The servant, Maria, whose maternal grandmother was a countess, was making some last arrangements in the room.
“Come and see what a beautiful new moon there is,” I said to her.
She came to the window and looked toward the west. “That isn’t the moon: it is a star,” she said, fixing her eyes upon Venus.
It was quite characteristic of her class. They all think forestieri do not know the moon from a star.
I pointed lower down, to where an ecstatic crescent was melting in the sunset gold.
She gazed at it a moment, then said: “It is beautiful: I never noticed it before. I never look at the sky except to see what the weather is to be. It is for you signori to look at beautiful things, not for us poveretti.—Do you see the sky in America?” she asked presently.
I assured her that we do, and that the sun, moon and stars shine in it just as here in Italy.
She was greatly puzzled. “I thought that America was under ground,” she said.
I remembered Galileo and held my peace. Besides, in these days of universal knowledge, when we hear scientific terms lisped by infant lips, it is refreshing to see an example of fine old-fashioned ignorance. Yet this woman had better manners than are to be found in most drawing-rooms, a sweet, courteous dignity, and in matters which came within her personal knowledge great good sense and judgment. Only she had never learned that from the centre of the earth all directions are up.

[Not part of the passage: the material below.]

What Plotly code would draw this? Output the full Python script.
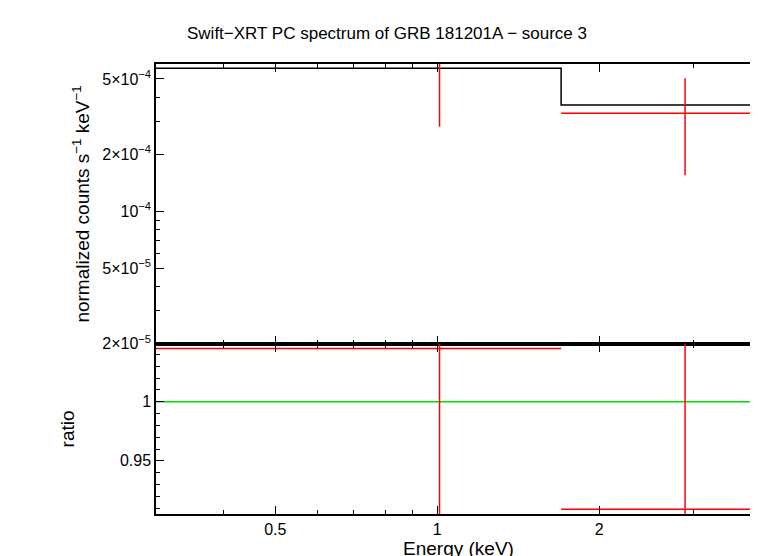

Of course a stranger’s first visit in Asisi is to the basilica of San Francesco, and, though I had seen it before, I lost no time in renewing my acquaintance with it. This church is not only the jewel of Asisi, but one of the most precious of Italy. It is among churches what a person of genius is in a crowd. The rich marbles one sees elsewhere suggest the mechanic in their arrangement, and one grows almost tired of them; but here the soul of Art and Faith has poured itself out, covering all the wide walls, the ceilings, the sides of arches, the ribs of groinings—every foot of space, in short—with life and color; and how much more precious is one of those solemn pearly faces than a panel of alabaster or the most cunning mosaic of marbles! In the upper church alone there are twenty-two large frescoes of Cimabue and thirty of Giotto. Over these pours the light from fourteen large colored windows, unimpeded by side-aisles. When the sun beats upon these windows the church seems to be filled with a transparent mist softly tinted with a thousand rich hues. The deep-blue, star-sown vault sparkles and the figures on the walls become a vision.
The upper church has been in danger of losing its beautiful choir, a marvel of carving and intarsio, which Cavalcasella, inspector of fine arts in Italy, removed for the odd reason that it was a work of the fourteenth century, while the church was of the thirteenth, and to be in perfect keeping should have a stone choir. I have not learned whether this hyper-purist will require of the congregation a thirteenth-century costume when the church is again open for service.